** Start **
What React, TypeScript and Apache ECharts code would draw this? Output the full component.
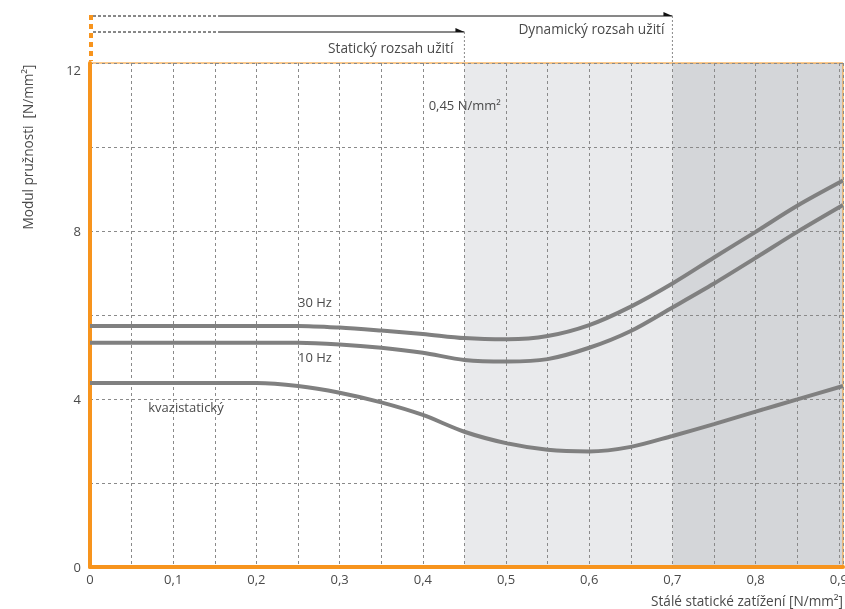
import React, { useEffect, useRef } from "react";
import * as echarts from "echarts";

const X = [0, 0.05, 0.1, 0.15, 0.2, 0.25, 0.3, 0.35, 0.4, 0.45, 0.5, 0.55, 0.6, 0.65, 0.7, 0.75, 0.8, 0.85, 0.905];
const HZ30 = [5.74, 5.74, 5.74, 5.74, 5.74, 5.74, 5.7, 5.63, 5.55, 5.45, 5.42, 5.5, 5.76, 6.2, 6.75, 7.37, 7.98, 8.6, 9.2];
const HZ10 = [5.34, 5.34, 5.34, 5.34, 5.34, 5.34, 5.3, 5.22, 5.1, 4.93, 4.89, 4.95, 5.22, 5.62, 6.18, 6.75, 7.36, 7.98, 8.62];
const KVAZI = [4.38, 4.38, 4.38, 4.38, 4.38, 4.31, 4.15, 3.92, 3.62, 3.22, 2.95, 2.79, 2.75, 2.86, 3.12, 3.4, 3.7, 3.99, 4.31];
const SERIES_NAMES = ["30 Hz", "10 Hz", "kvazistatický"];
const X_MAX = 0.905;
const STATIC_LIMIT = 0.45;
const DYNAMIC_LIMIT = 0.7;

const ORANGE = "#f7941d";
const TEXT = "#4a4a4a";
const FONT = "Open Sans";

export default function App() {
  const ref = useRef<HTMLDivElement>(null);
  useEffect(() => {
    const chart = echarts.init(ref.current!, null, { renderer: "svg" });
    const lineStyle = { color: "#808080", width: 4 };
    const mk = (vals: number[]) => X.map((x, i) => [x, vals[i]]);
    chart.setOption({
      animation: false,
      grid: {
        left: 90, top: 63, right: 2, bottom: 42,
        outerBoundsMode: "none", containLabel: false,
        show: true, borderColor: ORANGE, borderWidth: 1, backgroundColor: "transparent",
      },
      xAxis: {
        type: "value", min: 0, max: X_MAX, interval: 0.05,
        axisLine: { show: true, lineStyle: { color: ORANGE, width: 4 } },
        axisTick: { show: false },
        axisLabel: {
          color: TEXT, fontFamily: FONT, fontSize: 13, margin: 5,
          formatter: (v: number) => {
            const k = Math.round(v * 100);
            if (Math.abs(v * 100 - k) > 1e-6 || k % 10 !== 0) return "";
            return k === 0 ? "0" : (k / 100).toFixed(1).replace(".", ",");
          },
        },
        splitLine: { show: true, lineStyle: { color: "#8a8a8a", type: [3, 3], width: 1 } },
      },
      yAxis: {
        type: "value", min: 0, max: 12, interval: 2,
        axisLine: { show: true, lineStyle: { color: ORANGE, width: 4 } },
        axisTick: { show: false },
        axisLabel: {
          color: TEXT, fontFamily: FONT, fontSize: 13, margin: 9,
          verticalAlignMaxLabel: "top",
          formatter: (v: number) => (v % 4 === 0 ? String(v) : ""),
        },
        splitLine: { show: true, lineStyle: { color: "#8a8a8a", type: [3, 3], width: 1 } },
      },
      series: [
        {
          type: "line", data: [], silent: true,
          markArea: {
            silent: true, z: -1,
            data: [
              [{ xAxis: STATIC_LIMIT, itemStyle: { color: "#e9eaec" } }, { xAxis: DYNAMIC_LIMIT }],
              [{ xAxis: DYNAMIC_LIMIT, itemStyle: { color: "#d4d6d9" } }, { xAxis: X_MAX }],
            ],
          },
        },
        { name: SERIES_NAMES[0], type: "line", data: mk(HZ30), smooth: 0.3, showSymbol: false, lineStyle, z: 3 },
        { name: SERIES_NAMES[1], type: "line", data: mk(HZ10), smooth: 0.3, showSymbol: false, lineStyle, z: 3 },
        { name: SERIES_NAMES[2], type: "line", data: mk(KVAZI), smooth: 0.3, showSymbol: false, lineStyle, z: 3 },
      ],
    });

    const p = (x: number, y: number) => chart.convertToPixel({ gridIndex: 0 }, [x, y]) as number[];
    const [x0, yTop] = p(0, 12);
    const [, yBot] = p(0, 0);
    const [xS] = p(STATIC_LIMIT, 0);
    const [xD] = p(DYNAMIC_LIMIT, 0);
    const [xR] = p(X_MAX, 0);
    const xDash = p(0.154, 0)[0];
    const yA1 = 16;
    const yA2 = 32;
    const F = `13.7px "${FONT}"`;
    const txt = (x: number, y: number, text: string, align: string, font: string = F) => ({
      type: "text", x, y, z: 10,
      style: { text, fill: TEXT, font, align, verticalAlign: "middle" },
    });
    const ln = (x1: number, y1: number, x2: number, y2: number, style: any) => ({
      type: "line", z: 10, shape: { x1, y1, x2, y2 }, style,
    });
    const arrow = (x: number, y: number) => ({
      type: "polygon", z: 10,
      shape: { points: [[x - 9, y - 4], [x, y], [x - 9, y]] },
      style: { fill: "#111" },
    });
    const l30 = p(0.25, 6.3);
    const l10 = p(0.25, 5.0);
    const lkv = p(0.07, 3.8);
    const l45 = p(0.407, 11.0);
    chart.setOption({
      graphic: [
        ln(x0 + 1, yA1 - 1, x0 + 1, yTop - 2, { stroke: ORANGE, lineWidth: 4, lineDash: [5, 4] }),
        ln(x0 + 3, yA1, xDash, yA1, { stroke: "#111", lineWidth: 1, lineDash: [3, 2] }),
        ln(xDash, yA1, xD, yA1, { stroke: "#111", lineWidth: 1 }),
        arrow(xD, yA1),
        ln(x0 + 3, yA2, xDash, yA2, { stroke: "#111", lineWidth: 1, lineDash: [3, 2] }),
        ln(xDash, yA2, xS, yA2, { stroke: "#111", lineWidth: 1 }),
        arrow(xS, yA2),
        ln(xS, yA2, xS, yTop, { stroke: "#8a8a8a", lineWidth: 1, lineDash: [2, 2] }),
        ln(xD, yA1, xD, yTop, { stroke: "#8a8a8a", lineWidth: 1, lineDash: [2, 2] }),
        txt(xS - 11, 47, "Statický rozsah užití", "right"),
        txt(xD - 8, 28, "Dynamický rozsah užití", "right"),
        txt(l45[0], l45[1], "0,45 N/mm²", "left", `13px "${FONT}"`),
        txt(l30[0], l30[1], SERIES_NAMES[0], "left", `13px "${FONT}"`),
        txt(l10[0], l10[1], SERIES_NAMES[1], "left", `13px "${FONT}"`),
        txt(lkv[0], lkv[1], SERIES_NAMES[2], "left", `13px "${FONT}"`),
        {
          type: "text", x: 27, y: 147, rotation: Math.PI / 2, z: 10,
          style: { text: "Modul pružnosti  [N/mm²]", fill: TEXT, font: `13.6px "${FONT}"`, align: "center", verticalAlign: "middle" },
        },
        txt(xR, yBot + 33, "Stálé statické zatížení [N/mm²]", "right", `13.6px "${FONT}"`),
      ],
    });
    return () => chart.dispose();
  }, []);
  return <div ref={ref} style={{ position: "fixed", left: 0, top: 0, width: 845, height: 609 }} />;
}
** End **
AIM: Write down every line from the opening of the listing to the line with "import * as", both included, and nothing else; the pictures are omitted.

RESULT OF THIS TASK:
What React, TypeScript and Apache ECharts code would draw this? Output the full component.
import React, { useEffect, useRef } from "react";
import * as echarts from "echarts";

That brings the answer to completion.